[Challenge] Exactly the lines from the line containing "Write a Python" through the line containing "b_yticks = [0, 20, 40, 60, 80, 100]" are to be echoed, with both included and pictures left out.

[Listing]
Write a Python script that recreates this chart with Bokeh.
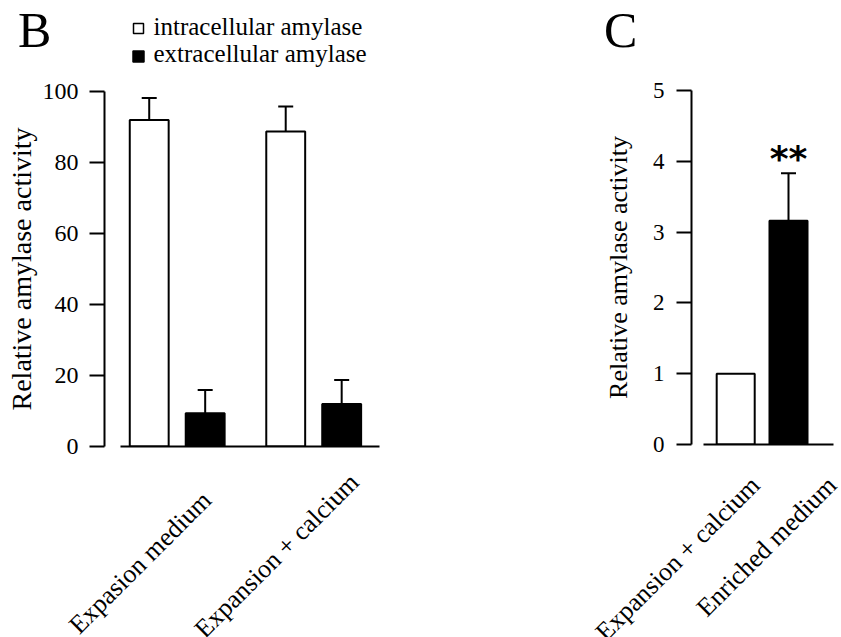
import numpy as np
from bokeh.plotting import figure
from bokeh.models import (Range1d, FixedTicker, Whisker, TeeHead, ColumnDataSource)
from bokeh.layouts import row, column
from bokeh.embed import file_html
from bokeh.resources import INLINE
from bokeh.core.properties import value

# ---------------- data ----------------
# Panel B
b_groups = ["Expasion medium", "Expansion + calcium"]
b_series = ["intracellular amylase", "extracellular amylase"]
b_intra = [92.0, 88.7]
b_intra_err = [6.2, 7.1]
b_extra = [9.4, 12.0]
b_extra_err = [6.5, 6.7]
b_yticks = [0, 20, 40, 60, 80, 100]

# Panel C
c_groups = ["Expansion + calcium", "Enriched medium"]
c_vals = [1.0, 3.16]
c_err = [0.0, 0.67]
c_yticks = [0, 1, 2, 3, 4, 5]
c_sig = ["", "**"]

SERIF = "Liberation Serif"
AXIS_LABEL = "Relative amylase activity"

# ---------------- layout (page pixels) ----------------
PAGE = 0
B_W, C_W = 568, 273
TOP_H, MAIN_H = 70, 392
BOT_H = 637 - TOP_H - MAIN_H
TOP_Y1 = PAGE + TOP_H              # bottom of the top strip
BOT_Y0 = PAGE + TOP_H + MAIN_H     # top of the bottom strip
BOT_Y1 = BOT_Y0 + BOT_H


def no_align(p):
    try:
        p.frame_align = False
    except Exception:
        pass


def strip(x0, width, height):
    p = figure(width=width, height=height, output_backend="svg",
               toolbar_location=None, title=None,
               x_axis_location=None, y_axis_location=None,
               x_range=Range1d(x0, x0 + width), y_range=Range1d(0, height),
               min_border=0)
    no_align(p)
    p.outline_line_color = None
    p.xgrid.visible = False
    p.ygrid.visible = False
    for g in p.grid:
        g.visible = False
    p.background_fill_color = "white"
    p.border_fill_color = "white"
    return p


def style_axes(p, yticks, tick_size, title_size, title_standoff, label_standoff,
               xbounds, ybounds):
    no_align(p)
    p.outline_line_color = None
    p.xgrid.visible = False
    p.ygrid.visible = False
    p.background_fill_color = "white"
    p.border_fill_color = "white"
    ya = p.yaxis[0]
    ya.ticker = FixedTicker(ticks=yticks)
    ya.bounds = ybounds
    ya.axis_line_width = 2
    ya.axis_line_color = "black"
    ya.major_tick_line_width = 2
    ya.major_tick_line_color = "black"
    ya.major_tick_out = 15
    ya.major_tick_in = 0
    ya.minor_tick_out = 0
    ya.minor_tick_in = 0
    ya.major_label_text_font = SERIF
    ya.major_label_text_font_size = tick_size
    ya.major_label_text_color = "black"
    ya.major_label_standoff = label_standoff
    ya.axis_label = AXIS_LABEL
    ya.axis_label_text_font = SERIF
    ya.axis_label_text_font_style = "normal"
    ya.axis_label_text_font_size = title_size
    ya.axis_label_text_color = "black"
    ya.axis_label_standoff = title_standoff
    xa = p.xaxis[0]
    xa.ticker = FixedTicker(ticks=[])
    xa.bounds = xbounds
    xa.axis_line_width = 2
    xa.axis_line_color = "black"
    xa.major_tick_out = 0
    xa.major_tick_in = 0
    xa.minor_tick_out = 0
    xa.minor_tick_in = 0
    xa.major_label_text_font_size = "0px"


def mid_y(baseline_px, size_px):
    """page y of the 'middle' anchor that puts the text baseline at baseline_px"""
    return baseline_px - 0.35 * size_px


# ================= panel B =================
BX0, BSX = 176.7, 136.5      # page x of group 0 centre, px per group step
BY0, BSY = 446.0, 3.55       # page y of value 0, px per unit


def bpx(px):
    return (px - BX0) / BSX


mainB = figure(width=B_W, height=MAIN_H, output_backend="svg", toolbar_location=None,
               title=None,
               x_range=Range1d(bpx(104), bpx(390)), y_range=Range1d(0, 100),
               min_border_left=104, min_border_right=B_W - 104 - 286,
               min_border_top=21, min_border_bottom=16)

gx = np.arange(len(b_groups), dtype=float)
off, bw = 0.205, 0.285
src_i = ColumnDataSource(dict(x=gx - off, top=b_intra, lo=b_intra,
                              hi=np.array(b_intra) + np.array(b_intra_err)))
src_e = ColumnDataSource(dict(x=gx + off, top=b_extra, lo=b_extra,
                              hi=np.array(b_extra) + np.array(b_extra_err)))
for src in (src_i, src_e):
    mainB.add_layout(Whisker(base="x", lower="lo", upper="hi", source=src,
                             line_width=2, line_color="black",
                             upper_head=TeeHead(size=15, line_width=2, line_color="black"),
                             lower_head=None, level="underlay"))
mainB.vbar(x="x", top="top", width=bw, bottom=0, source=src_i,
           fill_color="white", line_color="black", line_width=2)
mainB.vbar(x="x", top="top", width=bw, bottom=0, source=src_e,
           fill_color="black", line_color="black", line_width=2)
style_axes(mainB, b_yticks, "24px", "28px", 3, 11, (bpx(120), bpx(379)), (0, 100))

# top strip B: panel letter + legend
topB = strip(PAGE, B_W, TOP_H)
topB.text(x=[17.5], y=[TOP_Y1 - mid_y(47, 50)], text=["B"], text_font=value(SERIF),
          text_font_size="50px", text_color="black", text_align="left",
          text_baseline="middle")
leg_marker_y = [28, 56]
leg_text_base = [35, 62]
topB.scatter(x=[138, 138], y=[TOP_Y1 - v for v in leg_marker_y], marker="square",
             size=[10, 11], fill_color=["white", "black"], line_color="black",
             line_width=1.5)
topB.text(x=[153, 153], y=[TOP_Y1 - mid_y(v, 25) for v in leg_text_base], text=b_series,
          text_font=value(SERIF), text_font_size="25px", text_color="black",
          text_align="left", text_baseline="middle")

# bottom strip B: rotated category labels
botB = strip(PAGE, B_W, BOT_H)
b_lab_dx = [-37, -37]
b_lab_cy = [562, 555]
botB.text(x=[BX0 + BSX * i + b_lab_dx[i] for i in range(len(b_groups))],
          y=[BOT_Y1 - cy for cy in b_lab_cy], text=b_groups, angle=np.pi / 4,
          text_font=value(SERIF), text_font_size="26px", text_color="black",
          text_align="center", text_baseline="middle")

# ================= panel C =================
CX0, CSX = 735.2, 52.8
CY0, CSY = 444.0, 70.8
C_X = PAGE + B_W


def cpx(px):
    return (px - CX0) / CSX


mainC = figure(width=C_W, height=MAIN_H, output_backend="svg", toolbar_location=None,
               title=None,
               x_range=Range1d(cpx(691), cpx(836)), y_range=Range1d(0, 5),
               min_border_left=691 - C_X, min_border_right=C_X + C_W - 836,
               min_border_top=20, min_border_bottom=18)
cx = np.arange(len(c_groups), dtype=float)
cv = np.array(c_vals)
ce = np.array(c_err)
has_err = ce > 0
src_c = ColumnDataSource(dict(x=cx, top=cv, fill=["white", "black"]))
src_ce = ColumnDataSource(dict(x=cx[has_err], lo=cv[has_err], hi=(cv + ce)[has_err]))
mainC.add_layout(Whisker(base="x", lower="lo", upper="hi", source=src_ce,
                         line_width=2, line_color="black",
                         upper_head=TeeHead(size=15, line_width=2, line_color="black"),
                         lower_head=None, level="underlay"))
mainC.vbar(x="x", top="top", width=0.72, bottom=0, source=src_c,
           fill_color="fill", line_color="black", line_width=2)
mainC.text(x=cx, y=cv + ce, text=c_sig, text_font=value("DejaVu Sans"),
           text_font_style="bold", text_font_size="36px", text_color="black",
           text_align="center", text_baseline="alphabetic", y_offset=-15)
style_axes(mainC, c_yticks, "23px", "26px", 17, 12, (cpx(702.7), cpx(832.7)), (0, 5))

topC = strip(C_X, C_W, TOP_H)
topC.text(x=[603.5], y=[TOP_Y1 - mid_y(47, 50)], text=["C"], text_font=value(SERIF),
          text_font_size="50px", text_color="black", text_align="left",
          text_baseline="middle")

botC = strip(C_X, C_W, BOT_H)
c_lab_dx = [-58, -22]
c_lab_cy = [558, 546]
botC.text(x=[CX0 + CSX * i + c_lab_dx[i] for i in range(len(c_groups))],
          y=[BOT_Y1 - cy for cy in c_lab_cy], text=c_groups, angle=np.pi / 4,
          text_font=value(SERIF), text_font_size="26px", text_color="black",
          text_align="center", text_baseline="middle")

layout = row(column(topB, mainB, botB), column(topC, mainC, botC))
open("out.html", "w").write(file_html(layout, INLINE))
==
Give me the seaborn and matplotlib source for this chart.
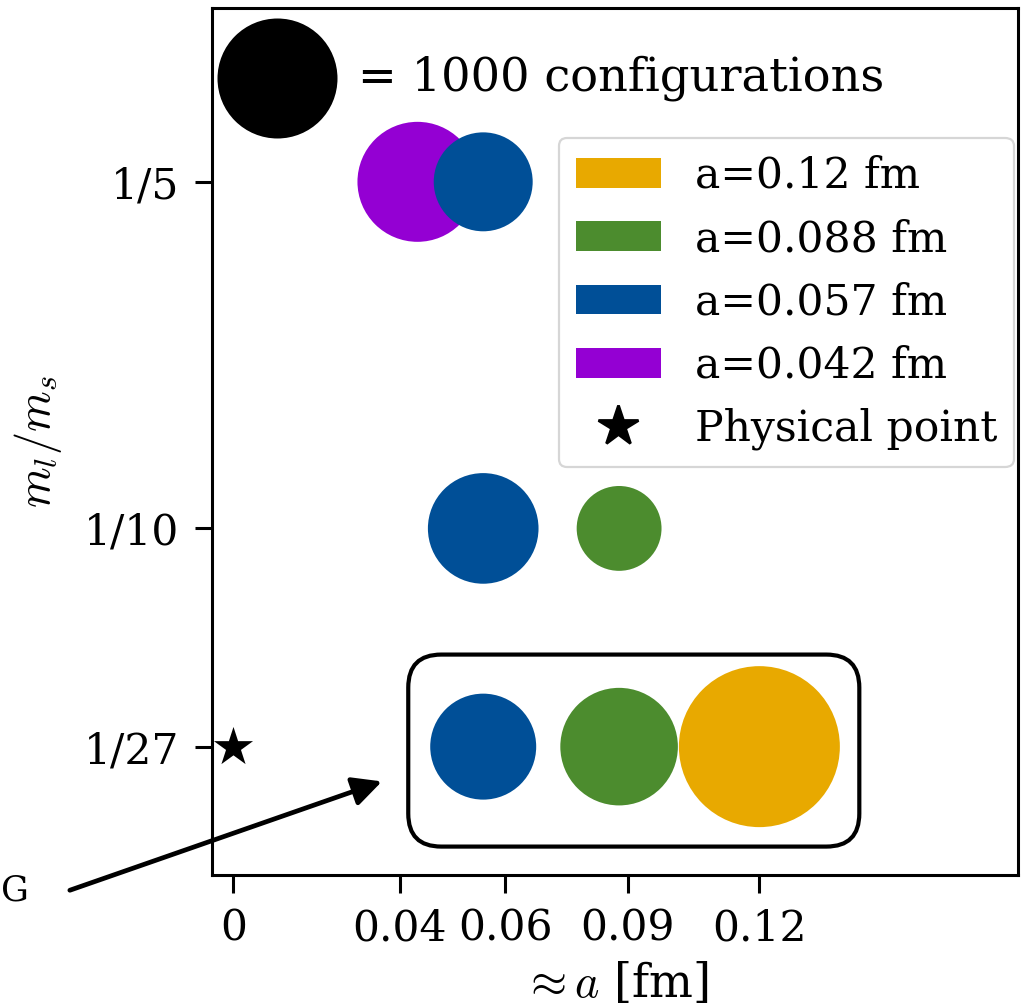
==
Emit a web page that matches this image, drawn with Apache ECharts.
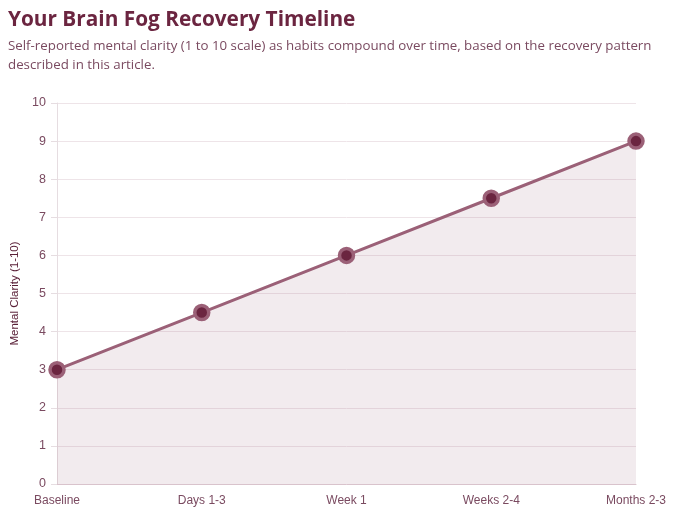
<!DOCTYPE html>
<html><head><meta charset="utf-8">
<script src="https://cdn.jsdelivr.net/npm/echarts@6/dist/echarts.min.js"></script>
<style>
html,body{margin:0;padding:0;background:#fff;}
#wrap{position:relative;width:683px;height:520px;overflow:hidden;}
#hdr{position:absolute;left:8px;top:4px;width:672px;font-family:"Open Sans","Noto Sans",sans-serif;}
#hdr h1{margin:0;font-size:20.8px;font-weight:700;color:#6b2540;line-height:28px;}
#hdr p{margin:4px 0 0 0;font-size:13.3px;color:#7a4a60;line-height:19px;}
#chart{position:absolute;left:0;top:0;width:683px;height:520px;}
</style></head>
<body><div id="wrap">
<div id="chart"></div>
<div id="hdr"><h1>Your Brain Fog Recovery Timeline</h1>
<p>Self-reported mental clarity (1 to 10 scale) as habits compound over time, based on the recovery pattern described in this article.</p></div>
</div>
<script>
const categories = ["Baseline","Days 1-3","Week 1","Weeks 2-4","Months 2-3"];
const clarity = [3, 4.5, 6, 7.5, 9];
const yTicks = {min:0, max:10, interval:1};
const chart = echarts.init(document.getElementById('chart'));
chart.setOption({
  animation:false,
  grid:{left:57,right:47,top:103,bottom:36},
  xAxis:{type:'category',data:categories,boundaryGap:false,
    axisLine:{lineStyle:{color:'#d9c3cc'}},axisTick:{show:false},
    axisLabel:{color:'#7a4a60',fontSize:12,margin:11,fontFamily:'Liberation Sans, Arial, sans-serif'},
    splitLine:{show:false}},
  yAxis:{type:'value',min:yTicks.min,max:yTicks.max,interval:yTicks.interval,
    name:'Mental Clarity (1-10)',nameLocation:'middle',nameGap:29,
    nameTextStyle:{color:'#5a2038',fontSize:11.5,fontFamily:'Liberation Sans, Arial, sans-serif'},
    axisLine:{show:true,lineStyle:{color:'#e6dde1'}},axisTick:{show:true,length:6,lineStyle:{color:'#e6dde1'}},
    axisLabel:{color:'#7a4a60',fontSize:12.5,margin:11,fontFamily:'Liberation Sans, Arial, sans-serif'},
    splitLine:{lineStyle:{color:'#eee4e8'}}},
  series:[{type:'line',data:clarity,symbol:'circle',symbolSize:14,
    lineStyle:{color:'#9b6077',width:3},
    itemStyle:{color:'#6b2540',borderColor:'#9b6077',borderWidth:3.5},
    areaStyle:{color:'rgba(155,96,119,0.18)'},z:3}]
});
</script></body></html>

[Correct answer]
Write a Python script that recreates this chart with Bokeh.
import numpy as np
from bokeh.plotting import figure
from bokeh.models import (Range1d, FixedTicker, Whisker, TeeHead, ColumnDataSource)
from bokeh.layouts import row, column
from bokeh.embed import file_html
from bokeh.resources import INLINE
from bokeh.core.properties import value

# ---------------- data ----------------
# Panel B
b_groups = ["Expasion medium", "Expansion + calcium"]
b_series = ["intracellular amylase", "extracellular amylase"]
b_intra = [92.0, 88.7]
b_intra_err = [6.2, 7.1]
b_extra = [9.4, 12.0]
b_extra_err = [6.5, 6.7]
b_yticks = [0, 20, 40, 60, 80, 100]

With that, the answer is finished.